Amid high security and in a secret location, around 140 people gathered for the sixth Annual Muslim-Jewish Conference (MJC) in Berlin this week.
Some participants risked their lives to attend, organisers said.
"I have the utmost respect for the Muslim participants and young leaders who are sometimes risking everything, and go back and effect change in the areas where they can," MJC co-founder Ilja Sichrovsky said.
"They go home and talk about the Holocaust and antisemitism."
They may turn out to be diplomats, artists, community activists, said Mr Sichrovsky, the project's general secretary, whose father is Jewish.

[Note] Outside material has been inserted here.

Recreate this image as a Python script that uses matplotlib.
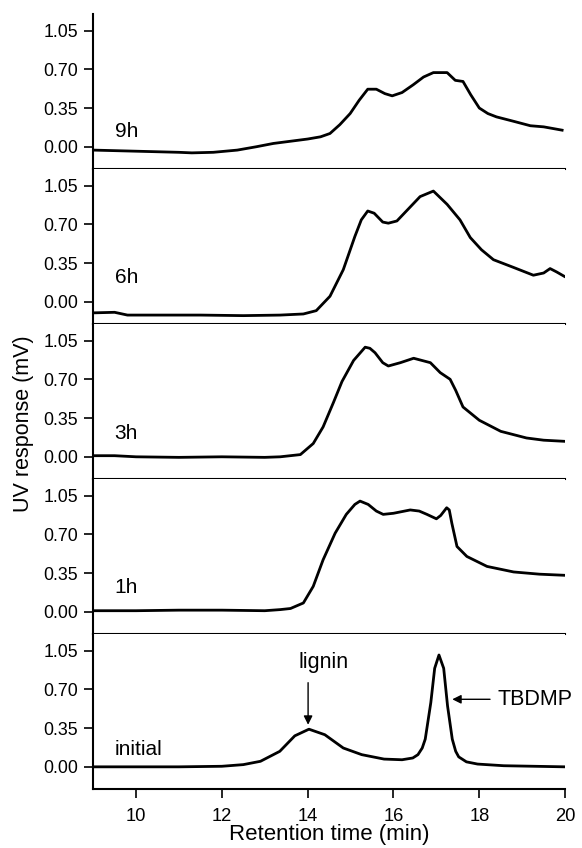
import numpy as np
import matplotlib
matplotlib.use("Agg")
import matplotlib.pyplot as plt

plt.rcParams['font.family'] = ['Liberation Sans', 'DejaVu Sans']

# Data (retention time in min, UV response in mV)
t_9h = [9.0, 9.5, 10.0, 10.5, 11.0, 11.3, 11.8, 12.36, 12.8, 13.2, 13.6, 14.0, 14.3,
        14.52, 14.75, 14.99, 15.2, 15.4, 15.6, 15.8, 15.97, 16.2, 16.46, 16.7, 16.93,
        17.25, 17.44, 17.62, 17.8, 18.0, 18.2, 18.4, 18.8, 19.19, 19.5, 19.93]
y_9h = [-0.03, -0.035, -0.04, -0.045, -0.05, -0.055, -0.05, -0.03, 0.0, 0.03, 0.05, 0.07, 0.09,
        0.12, 0.20, 0.30, 0.42, 0.52, 0.52, 0.48, 0.46, 0.49, 0.56, 0.63, 0.67,
        0.67, 0.60, 0.59, 0.47, 0.35, 0.30, 0.27, 0.23, 0.19, 0.18, 0.15]

t_6h = [9.0, 9.5, 9.8, 10.5, 11.5, 12.5, 13.36, 13.9, 14.2, 14.52, 14.83, 15.1, 15.25,
        15.4, 15.55, 15.75, 15.88, 16.08, 16.35, 16.62, 16.93, 17.25, 17.55, 17.79,
        18.05, 18.33, 18.8, 19.26, 19.5, 19.65, 19.8, 19.98]
y_6h = [-0.10, -0.095, -0.12, -0.12, -0.12, -0.125, -0.12, -0.11, -0.08, 0.05, 0.29, 0.59, 0.74,
        0.82, 0.80, 0.72, 0.71, 0.73, 0.84, 0.95, 1.00, 0.88, 0.74, 0.58,
        0.47, 0.38, 0.31, 0.24, 0.26, 0.30, 0.27, 0.23]

t_3h = [9.0, 9.5, 10.0, 11.0, 12.0, 13.0, 13.36, 13.83, 14.13, 14.36, 14.6, 14.8, 15.07,
        15.34, 15.45, 15.57, 15.75, 15.88, 16.16, 16.47, 16.86, 17.09, 17.32, 17.45,
        17.62, 18.0, 18.5, 19.1, 19.5, 19.98]
y_3h = [0.01, 0.01, 0.0, -0.005, 0.0, -0.005, 0.0, 0.02, 0.12, 0.27, 0.49, 0.68, 0.87,
        0.99, 0.98, 0.94, 0.85, 0.82, 0.85, 0.89, 0.85, 0.76, 0.70, 0.60,
        0.45, 0.33, 0.23, 0.17, 0.15, 0.14]

t_1h = [9.0, 10.0, 11.0, 12.0, 13.0, 13.36, 13.6, 13.9, 14.13, 14.36, 14.64, 14.9, 15.1,
        15.22, 15.41, 15.6, 15.76, 16.0, 16.39, 16.6, 16.78, 17.0, 17.1, 17.24, 17.3,
        17.36, 17.48, 17.71, 18.18, 18.8, 19.4, 19.98]
y_1h = [0.01, 0.01, 0.015, 0.015, 0.01, 0.02, 0.03, 0.08, 0.23, 0.47, 0.71, 0.88, 0.97,
        1.00, 0.97, 0.91, 0.88, 0.89, 0.92, 0.91, 0.88, 0.84, 0.87, 0.94, 0.92,
        0.80, 0.59, 0.50, 0.41, 0.36, 0.34, 0.33]

t_init = [9.0, 11.0, 12.0, 12.5, 12.9, 13.35, 13.7, 14.03, 14.4, 14.83, 15.26, 15.78, 16.2,
          16.45, 16.57, 16.67, 16.74, 16.87, 16.96, 17.06, 17.17, 17.26, 17.37, 17.45,
          17.52, 17.7, 17.96, 18.57, 20.0]
y_init = [0.0, 0.0, 0.005, 0.02, 0.05, 0.14, 0.28, 0.34, 0.29, 0.17, 0.11, 0.07, 0.064,
          0.08, 0.11, 0.17, 0.25, 0.58, 0.89, 1.01, 0.89, 0.55, 0.25, 0.14,
          0.09, 0.045, 0.025, 0.01, 0.0]

labels = ['9h', '6h', '3h', '1h', 'initial']
label_y = [0.14, 0.22, 0.21, 0.22, 0.16]
curves = [(t_9h, y_9h), (t_6h, y_6h), (t_3h, y_3h), (t_1h, y_1h), (t_init, y_init)]
yticks = [0.00, 0.35, 0.70, 1.05]

fig = plt.figure(figsize=(5.82, 8.48), dpi=100)
left, width = 0.160, 0.811
bottom0, h = 0.0696, 0.1828

axes = []
for i, ((t, y), lab, ly) in enumerate(zip(curves, labels, label_y)):
    b = bottom0 + (4 - i) * h
    ax = fig.add_axes([left, b, width, h])
    ax.plot(t, y, color='black', lw=2.0)
    ax.set_xlim(9, 20)
    ax.set_ylim(-0.2, 1.2)
    ax.set_yticks(yticks)
    ax.set_yticklabels([f'{v:.2f}' for v in yticks])
    for s in ['top', 'right']:
        ax.spines[s].set_visible(False)
    for s in ['left', 'bottom']:
        ax.spines[s].set_linewidth(1.5)
    ax.tick_params(axis='y', direction='out', length=6.5, width=1.2,
                   labelsize=12.8, pad=4.5)
    ax.tick_params(axis='x', direction='out', length=6.5, width=1.2,
                   labelsize=13.2, pad=7.5)
    if i < 4:
        ax.tick_params(axis='x', bottom=False, labelbottom=False)
    else:
        ax.set_xticks([10, 12, 14, 16, 18, 20])
    ax.text(9.5, ly, lab, fontsize=15, va='center', ha='left')
    axes.append(ax)

axb = axes[-1]
axb.set_xlabel('Retention time (min)', fontsize=16, labelpad=-1)
fig.text(0.041, 0.5, 'UV response (mV)', rotation=90, fontsize=15.5,
         ha='center', va='center')

arrow = dict(arrowstyle='-|>', color='black', lw=1.0, mutation_scale=13,
             shrinkA=0, shrinkB=0)
axb.annotate('', xy=(14.01, 0.38), xytext=(14.01, 0.76), arrowprops=arrow)
axb.text(14.36, 0.94, 'lignin', fontsize=15.5, ha='center', va='center')
axb.annotate('', xy=(17.37, 0.61), xytext=(18.25, 0.61), arrowprops=arrow)
axb.text(18.42, 0.61, 'TBDMP', fontsize=15.5, ha='left', va='center', clip_on=False)

fig.savefig('out.png', dpi=100)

The purpose of the event is not to solve the world's problems, but to discuss shared concerns, such as antisemitism and anti-Muslim racism, he added.
In a closed session on the Israel-Palestine conflict, people were able to hold discussions in a "safe" environment.
Some critics have noted that participants from Muslim countries are reluctant to speak publicly about their attendance. The organisers say that is because it may be dangerous for them to do so.
"It is so inspiring to see people taking risks - including risks to their lives at times - to be here," said MJC board member Sami Elmansoury, 31, an American Muslim whose family came from Egypt. "Many of them have a lot to lose, so the fact they believe that they have more to gain my coming here gives me hope."
It is the first time the Vienna-based project has held its conference in Berlin. It is sponsored in part by foreign ministries of Germany and Austria, and also by the German government and industry fund EVZ, established to ensure remembrance of the Nazi use of forced and slave labour.